Sunday, May 30, 2010

The Worst Thing is

Thursday I thought I saw him.
Friday I did see him.  He is still here.  He never left.
I have not been able to be positive on myself since.
This has spiraled me deeper into depression.
It is horrible.
It just makes me think that I really am good for nothing.
I have no one to really talk to about these things.

The words in the last post cant even come close to the feelings and thought that I have been going though this weekend.  I want to yell at him!! Cuss at him!! Punch, kick, splap, anything and everything to him. 

Everything was a lie.

I do not think I can ever trust another human ever again.

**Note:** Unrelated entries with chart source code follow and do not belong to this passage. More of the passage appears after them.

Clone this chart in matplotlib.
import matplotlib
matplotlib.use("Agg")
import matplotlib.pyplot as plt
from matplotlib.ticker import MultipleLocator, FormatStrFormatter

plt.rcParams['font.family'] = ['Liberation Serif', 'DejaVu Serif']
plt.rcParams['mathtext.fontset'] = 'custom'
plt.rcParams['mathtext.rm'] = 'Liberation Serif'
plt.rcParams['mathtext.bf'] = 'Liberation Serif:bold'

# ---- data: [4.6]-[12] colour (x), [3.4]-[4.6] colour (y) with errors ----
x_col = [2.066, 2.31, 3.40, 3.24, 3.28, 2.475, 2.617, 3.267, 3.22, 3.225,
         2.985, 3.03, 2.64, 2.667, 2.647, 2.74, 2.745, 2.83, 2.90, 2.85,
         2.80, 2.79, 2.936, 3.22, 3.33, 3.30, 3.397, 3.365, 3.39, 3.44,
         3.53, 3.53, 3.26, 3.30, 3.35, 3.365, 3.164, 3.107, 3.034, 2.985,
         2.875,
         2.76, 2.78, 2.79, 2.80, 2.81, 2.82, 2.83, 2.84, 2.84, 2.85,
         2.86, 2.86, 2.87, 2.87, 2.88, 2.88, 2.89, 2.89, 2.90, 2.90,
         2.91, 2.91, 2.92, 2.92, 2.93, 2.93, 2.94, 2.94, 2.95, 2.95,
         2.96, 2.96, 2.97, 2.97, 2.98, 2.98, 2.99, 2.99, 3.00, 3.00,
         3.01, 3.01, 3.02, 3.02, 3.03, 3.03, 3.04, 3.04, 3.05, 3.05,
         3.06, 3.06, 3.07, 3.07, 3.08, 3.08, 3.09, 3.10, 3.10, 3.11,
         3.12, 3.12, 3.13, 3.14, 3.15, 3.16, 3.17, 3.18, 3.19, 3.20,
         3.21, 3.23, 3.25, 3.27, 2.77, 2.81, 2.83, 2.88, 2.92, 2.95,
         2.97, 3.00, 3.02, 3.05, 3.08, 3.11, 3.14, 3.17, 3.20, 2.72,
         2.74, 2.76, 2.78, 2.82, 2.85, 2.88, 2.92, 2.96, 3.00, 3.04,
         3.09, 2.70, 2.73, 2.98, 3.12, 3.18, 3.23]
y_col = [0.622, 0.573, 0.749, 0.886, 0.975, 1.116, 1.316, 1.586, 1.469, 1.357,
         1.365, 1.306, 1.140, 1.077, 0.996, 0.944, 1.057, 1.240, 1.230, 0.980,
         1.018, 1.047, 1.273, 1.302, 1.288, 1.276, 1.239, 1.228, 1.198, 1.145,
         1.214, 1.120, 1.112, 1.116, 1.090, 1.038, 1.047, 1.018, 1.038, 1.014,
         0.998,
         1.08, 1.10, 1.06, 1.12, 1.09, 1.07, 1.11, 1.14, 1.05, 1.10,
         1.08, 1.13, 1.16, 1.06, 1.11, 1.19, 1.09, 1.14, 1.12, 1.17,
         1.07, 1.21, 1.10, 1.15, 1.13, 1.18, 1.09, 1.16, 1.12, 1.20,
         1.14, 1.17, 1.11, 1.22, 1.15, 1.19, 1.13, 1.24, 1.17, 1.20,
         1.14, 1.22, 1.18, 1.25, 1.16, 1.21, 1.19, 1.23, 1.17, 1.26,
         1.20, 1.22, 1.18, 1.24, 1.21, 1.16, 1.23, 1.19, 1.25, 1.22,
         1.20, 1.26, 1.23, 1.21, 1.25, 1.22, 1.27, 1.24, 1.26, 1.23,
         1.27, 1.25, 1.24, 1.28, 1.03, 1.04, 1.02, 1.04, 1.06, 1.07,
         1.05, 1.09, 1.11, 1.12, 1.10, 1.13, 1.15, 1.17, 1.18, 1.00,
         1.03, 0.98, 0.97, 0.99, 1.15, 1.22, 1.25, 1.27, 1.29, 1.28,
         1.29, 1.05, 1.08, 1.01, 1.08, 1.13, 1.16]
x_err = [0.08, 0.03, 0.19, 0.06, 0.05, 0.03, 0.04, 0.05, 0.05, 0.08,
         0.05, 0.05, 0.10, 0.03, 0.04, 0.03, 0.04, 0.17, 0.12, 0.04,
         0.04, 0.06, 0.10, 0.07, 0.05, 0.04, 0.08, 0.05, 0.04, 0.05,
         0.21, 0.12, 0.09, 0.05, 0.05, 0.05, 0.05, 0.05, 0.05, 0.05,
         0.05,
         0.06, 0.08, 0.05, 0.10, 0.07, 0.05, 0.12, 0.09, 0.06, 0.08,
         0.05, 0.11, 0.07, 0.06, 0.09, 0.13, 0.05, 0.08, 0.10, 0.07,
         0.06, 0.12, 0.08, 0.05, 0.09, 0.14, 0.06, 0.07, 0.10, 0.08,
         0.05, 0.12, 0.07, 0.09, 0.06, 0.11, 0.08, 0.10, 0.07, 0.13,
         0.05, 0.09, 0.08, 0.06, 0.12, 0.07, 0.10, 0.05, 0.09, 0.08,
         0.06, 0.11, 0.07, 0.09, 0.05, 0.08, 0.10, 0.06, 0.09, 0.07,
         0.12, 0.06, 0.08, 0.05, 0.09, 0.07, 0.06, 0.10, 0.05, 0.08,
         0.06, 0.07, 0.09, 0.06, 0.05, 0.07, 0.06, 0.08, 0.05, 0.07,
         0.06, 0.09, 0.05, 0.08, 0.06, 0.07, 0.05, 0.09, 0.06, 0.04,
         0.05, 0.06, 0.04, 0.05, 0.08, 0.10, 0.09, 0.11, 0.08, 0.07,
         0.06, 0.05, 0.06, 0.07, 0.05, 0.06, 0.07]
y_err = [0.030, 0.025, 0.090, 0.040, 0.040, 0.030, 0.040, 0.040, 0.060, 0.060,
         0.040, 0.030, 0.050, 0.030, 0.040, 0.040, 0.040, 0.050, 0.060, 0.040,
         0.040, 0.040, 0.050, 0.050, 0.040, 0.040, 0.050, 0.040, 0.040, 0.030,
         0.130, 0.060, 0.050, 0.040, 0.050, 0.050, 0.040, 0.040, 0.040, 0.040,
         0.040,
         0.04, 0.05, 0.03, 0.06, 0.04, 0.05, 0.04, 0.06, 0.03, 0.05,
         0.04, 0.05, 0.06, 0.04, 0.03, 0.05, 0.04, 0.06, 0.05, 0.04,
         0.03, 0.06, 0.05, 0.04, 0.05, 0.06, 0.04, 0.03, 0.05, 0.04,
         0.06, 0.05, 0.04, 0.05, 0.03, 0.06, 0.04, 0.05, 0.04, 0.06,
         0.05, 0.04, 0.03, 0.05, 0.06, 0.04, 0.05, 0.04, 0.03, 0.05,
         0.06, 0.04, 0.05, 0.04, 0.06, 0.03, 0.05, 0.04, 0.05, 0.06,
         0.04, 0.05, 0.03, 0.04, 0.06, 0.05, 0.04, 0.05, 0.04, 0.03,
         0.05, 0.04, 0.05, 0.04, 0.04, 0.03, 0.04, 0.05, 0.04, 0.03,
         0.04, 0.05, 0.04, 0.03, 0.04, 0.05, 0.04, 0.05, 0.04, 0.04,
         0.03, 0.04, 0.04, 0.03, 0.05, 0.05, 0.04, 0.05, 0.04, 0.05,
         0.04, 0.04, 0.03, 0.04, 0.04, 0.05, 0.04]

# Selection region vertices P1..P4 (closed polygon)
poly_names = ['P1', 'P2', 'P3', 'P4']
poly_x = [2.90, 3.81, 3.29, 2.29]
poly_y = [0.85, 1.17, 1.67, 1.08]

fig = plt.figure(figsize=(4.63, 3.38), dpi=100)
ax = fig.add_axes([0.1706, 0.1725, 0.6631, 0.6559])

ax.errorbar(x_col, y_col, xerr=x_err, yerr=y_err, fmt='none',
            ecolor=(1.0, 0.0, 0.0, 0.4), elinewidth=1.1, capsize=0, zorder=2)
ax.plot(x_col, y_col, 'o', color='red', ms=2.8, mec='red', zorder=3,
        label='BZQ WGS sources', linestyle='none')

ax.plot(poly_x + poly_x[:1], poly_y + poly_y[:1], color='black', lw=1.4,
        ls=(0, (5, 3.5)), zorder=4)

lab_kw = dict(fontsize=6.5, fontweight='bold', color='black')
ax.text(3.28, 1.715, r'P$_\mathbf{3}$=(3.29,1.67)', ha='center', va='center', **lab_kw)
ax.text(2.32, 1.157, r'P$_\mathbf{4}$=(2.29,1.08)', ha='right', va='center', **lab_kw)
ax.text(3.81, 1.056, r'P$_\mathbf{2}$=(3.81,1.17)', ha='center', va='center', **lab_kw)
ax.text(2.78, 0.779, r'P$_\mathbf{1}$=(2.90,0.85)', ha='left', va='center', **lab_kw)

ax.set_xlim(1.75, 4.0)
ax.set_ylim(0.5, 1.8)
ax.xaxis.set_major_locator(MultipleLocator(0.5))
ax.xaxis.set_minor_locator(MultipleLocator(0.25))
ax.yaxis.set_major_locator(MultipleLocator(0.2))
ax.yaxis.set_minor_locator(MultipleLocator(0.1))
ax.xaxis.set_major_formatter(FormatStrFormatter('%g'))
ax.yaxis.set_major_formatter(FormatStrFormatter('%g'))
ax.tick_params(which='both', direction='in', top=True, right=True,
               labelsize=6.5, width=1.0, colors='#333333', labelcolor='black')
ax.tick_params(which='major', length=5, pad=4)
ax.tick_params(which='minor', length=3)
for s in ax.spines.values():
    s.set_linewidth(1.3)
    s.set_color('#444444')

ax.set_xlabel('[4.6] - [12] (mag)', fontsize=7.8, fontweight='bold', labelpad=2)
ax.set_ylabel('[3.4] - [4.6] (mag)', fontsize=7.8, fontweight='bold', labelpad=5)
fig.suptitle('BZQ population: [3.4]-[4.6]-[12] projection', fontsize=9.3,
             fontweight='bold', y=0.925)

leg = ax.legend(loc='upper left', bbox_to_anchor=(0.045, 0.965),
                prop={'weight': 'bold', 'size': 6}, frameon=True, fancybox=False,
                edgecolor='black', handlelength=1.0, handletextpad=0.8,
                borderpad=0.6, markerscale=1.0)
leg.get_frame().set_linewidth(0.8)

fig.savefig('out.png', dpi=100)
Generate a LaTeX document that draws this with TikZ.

To make matters oh so much better.  A guy that I have been interested in is interested in my roommate and she is way into him.  I hate even being around it.  Just makes me think even more about the fact that I am just not good enough for anything or anyone.

I have been sick this weekend.  Threw up when I thought my body didnt even know how to anymore.  I think I have been getting sick, explains why I have been so weak and tired all week. 

Well guess here is to going on with what feels like a pointless exsistance.

No school tomorrow and Tali and her boy are on there way up here for a visit.  I am pretty excited.  After all that I have thought how she hates me and never wants to ever have anything to do with me ever again here she is coming back into my life.  It feels right, the thing I need most right now is a friend and as it seems it is also the time I feel everyone has abondoned me.